▶ [Given request] Check every line of the entries for "this", and copy the lines that hold it.

— begin —

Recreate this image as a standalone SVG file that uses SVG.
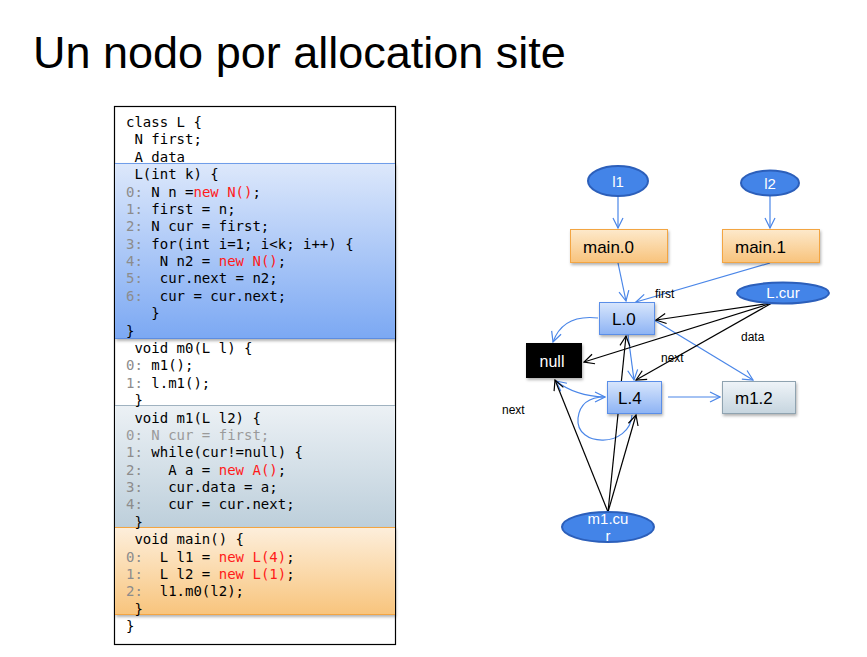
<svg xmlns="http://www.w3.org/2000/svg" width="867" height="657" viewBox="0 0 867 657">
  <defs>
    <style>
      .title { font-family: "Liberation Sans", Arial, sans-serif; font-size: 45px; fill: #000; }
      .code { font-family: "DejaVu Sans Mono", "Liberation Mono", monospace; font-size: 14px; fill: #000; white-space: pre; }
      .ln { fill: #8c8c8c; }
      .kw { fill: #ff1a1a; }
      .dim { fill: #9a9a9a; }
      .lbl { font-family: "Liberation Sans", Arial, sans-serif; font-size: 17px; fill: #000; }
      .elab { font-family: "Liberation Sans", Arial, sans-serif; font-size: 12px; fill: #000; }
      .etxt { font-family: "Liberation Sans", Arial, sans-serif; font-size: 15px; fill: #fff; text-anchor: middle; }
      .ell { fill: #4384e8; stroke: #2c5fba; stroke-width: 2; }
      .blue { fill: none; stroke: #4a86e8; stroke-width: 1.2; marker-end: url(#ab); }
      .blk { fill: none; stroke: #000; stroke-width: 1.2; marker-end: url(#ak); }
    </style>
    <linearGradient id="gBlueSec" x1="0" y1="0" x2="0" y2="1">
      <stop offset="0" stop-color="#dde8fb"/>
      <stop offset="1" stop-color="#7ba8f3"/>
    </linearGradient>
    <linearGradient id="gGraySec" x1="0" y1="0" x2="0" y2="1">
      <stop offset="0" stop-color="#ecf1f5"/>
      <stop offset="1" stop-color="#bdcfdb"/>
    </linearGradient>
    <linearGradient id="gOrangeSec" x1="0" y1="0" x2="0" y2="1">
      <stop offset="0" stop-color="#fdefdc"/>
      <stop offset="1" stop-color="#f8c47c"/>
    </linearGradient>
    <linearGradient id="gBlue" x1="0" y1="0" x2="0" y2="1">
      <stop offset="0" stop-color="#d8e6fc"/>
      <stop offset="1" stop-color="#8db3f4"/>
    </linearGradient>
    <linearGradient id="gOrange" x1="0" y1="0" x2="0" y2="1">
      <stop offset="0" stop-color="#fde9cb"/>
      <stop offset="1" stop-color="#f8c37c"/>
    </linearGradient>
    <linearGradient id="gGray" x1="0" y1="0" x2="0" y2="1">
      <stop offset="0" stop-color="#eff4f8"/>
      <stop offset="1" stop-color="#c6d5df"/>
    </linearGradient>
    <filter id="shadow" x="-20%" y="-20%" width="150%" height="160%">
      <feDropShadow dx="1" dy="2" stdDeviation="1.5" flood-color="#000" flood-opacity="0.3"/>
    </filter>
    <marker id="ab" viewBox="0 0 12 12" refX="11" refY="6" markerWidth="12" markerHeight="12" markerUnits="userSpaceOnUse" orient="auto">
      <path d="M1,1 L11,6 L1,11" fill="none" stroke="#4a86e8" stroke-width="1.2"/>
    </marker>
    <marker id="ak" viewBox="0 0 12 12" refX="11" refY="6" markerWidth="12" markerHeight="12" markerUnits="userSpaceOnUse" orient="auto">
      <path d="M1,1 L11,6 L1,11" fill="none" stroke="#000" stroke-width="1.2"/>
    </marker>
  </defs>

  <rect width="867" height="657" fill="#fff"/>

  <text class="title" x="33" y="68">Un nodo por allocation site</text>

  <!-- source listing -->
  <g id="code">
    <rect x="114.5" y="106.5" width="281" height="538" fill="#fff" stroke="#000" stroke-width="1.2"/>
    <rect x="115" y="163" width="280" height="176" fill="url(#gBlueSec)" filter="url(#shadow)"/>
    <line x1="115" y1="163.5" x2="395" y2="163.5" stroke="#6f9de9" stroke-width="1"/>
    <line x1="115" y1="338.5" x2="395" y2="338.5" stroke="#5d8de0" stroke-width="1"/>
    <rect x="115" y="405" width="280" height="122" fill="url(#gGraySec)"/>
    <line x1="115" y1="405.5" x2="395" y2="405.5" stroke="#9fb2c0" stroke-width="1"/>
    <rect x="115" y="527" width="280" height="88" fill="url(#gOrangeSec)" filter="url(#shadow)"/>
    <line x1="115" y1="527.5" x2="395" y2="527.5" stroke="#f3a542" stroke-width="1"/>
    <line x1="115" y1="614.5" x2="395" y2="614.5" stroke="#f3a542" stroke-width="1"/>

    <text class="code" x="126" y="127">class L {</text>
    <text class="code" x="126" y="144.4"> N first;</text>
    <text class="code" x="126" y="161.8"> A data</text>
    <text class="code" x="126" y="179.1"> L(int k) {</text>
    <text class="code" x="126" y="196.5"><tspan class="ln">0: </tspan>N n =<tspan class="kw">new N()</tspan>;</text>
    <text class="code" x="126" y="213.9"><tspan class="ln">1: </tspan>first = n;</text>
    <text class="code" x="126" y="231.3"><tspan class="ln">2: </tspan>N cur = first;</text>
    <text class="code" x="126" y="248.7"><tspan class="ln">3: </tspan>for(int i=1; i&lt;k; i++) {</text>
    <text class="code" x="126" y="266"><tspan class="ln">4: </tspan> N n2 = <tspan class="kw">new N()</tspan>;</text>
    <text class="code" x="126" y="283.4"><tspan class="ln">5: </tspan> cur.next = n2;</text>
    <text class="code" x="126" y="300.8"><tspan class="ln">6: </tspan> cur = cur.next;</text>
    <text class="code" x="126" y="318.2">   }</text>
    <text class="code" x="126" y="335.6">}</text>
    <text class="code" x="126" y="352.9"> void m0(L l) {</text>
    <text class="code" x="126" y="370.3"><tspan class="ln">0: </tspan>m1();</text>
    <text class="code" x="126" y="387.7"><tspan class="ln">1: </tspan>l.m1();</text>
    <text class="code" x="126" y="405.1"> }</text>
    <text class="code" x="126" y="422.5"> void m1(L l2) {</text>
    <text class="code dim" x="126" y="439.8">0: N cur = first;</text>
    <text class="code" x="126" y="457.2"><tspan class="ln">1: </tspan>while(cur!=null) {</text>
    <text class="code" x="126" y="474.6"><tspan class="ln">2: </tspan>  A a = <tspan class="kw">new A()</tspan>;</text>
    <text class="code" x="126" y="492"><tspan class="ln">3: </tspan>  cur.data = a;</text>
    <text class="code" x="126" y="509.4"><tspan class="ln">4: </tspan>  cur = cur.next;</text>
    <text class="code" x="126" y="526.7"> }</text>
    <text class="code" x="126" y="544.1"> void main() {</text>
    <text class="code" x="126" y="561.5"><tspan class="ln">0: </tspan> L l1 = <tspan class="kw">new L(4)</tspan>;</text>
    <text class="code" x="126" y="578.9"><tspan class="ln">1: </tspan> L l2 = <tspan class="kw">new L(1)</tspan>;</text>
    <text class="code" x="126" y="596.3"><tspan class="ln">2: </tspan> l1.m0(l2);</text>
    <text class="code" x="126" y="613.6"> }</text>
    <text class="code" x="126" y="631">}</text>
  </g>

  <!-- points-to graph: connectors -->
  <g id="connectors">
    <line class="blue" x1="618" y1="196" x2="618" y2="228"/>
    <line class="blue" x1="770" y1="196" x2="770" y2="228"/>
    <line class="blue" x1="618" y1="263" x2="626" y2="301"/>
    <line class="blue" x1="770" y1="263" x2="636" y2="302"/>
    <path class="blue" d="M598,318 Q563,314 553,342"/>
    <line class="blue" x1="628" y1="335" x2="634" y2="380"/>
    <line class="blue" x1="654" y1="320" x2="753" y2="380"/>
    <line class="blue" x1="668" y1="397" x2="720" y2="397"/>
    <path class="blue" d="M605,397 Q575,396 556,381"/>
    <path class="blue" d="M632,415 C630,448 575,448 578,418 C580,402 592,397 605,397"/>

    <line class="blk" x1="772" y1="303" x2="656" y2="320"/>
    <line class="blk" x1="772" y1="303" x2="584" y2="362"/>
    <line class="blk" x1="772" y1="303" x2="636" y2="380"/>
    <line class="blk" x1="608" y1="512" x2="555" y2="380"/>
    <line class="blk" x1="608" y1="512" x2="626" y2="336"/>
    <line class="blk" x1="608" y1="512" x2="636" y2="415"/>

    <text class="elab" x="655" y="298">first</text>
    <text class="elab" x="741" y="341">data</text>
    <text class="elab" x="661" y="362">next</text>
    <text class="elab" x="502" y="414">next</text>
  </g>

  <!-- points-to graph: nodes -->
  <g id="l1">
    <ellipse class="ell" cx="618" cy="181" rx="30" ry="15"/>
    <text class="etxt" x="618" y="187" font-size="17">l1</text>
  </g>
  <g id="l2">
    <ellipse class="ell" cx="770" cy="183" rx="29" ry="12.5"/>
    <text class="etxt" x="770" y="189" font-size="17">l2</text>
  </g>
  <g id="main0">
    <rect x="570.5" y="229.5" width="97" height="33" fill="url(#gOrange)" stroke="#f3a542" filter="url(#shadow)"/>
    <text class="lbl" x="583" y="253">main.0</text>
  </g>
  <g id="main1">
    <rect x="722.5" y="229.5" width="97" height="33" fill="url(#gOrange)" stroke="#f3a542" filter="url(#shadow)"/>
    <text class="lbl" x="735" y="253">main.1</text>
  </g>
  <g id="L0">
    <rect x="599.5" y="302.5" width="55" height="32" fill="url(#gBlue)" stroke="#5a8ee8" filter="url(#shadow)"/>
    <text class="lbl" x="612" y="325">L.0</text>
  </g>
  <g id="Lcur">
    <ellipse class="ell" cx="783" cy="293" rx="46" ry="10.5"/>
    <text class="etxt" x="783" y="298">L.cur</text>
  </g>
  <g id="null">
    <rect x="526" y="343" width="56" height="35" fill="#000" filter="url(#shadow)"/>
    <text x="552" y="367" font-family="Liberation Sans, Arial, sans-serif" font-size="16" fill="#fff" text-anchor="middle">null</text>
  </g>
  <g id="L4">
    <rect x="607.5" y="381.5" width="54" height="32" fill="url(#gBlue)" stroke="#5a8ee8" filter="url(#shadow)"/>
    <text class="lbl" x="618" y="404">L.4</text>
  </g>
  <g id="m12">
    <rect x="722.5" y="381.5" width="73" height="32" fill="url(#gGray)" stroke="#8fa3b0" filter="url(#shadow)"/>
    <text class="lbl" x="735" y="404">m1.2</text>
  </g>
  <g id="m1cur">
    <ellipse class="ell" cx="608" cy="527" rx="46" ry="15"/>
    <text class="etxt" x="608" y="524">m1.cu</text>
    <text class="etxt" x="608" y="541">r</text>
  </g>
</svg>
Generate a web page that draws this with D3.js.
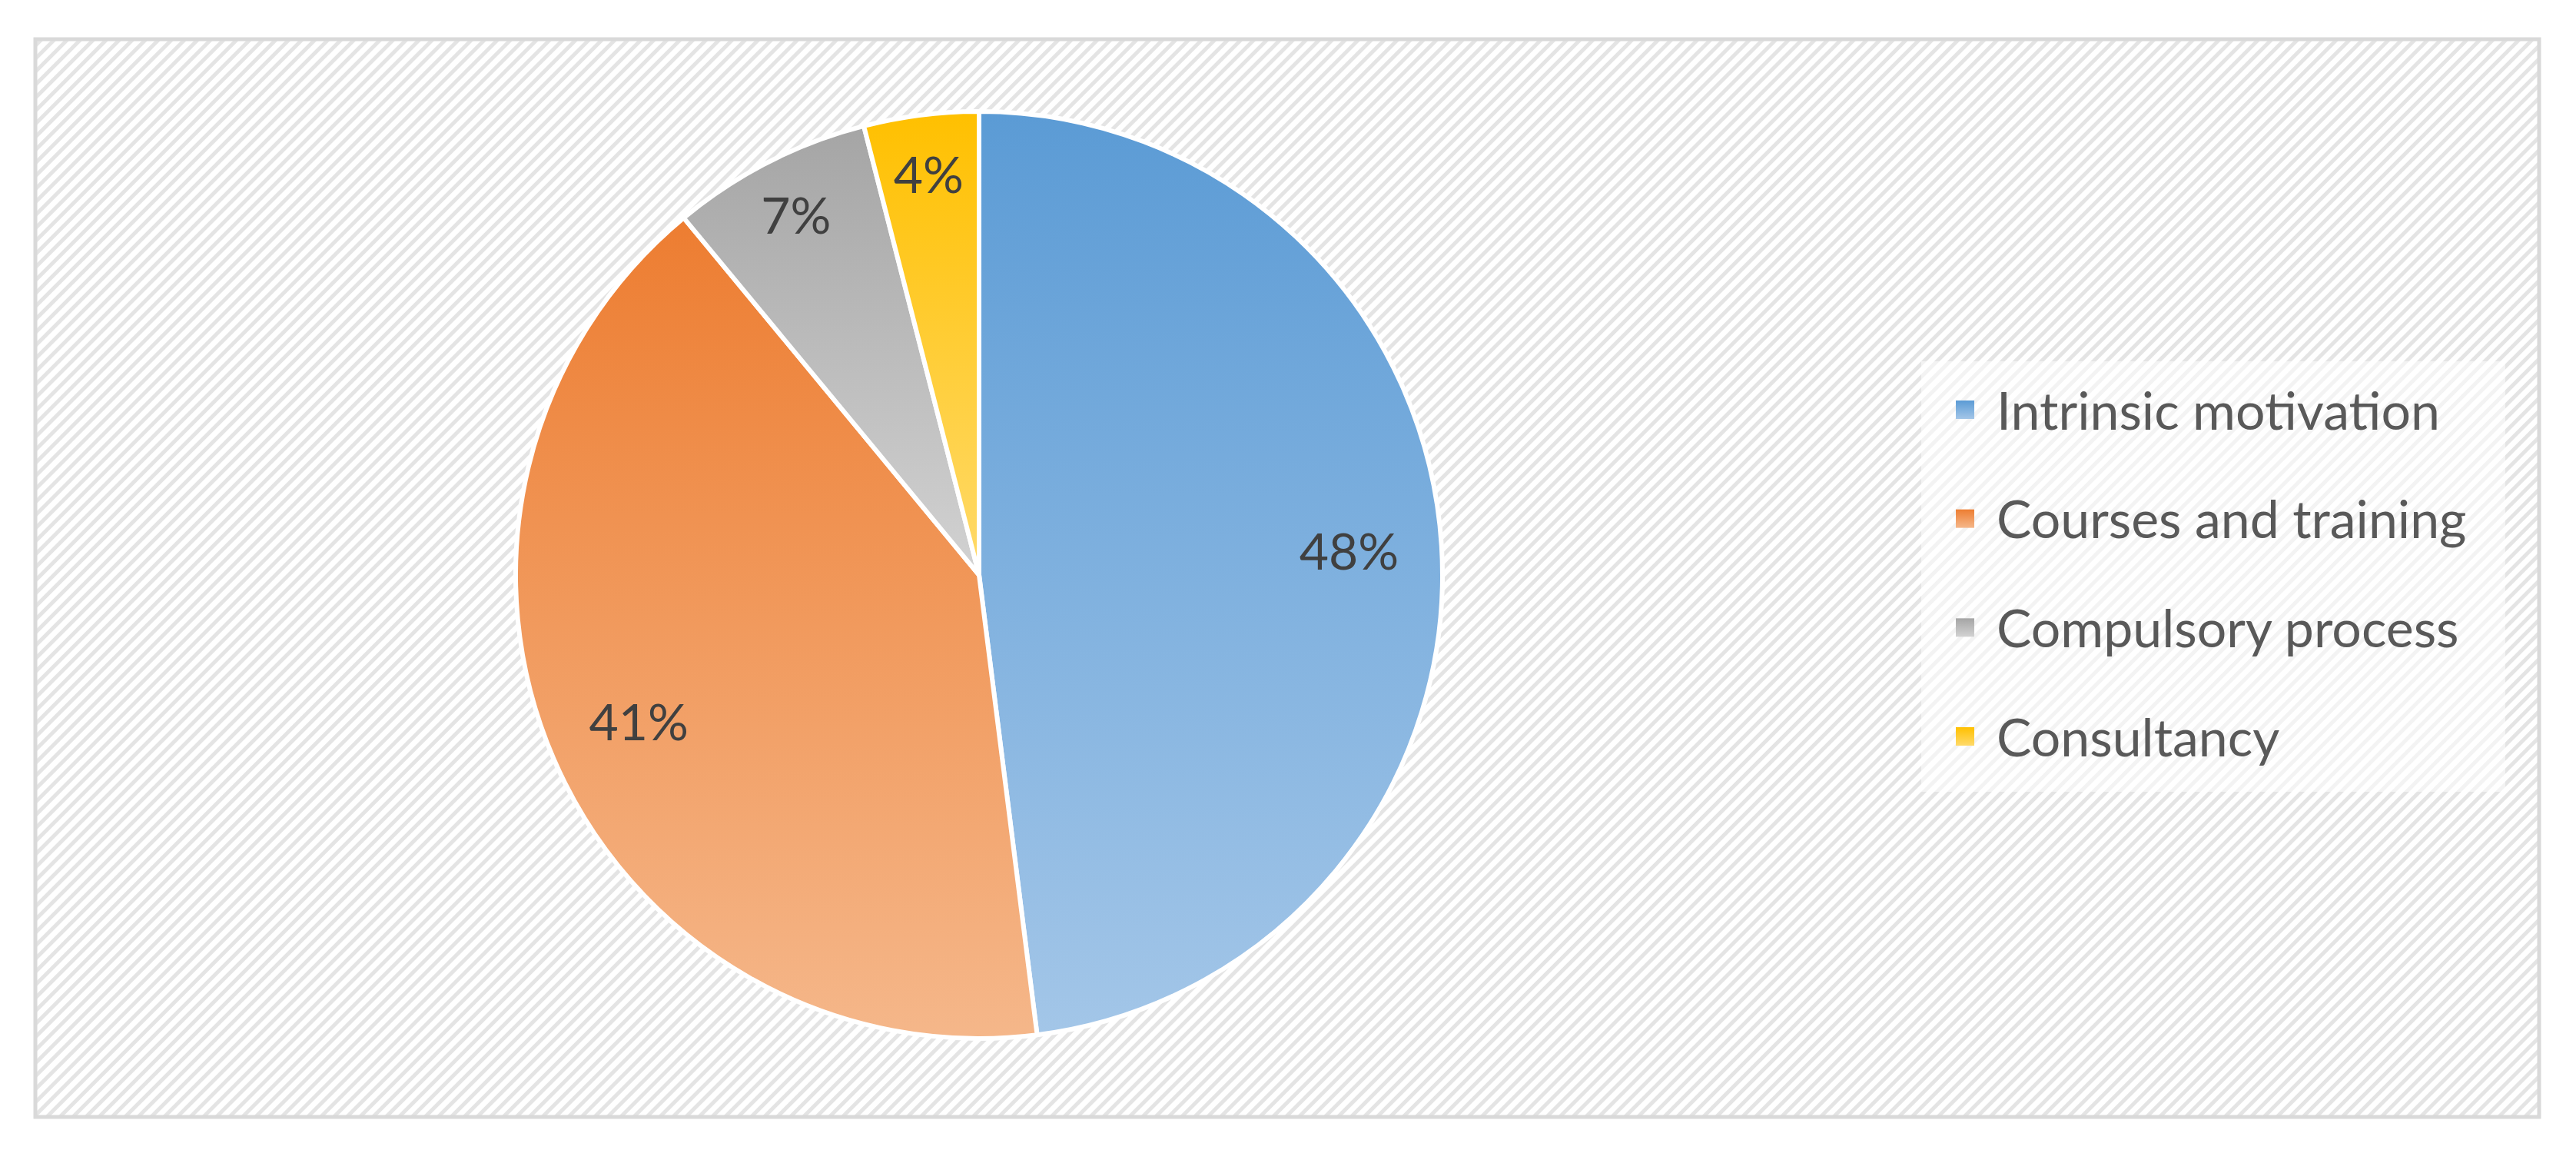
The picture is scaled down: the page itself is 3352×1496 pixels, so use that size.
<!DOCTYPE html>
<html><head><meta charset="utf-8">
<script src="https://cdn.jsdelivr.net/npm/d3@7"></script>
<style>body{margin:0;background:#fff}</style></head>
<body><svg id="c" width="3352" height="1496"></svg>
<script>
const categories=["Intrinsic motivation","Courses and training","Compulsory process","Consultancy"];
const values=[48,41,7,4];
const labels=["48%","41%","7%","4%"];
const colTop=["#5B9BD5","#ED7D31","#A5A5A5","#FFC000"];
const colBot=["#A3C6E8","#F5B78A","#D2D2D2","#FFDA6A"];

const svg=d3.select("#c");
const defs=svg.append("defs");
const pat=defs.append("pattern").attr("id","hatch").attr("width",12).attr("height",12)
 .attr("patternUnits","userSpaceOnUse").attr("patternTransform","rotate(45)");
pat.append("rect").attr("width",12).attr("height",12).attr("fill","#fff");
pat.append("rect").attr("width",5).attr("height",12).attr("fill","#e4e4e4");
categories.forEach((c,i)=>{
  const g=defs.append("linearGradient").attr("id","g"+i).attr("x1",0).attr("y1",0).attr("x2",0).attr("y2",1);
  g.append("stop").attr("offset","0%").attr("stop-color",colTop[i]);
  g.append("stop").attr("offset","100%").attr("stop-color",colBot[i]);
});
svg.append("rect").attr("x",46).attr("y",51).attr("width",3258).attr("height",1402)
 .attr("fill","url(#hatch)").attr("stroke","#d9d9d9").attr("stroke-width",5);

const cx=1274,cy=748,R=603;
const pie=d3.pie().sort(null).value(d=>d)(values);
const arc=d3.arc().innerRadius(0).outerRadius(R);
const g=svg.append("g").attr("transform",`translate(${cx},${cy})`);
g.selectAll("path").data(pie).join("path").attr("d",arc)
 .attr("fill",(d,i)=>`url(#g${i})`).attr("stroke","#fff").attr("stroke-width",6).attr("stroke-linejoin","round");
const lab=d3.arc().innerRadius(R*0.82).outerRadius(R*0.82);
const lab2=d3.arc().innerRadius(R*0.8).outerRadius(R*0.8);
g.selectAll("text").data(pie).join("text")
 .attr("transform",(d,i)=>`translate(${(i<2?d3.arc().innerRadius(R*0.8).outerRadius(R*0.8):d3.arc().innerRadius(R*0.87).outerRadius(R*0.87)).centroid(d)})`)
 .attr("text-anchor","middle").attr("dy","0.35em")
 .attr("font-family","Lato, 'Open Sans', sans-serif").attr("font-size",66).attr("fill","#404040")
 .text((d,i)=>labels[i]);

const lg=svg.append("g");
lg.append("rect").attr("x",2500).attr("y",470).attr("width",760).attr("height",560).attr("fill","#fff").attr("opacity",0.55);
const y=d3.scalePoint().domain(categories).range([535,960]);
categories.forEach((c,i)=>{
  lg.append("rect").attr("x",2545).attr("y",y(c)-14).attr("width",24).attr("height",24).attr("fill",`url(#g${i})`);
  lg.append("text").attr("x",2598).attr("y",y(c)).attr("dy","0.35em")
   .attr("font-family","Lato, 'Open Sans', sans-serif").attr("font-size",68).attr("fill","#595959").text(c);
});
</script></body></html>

— end —

▶ [The solution]
Recreate this image as a standalone SVG file that uses SVG.
Generate a web page that draws this with D3.js.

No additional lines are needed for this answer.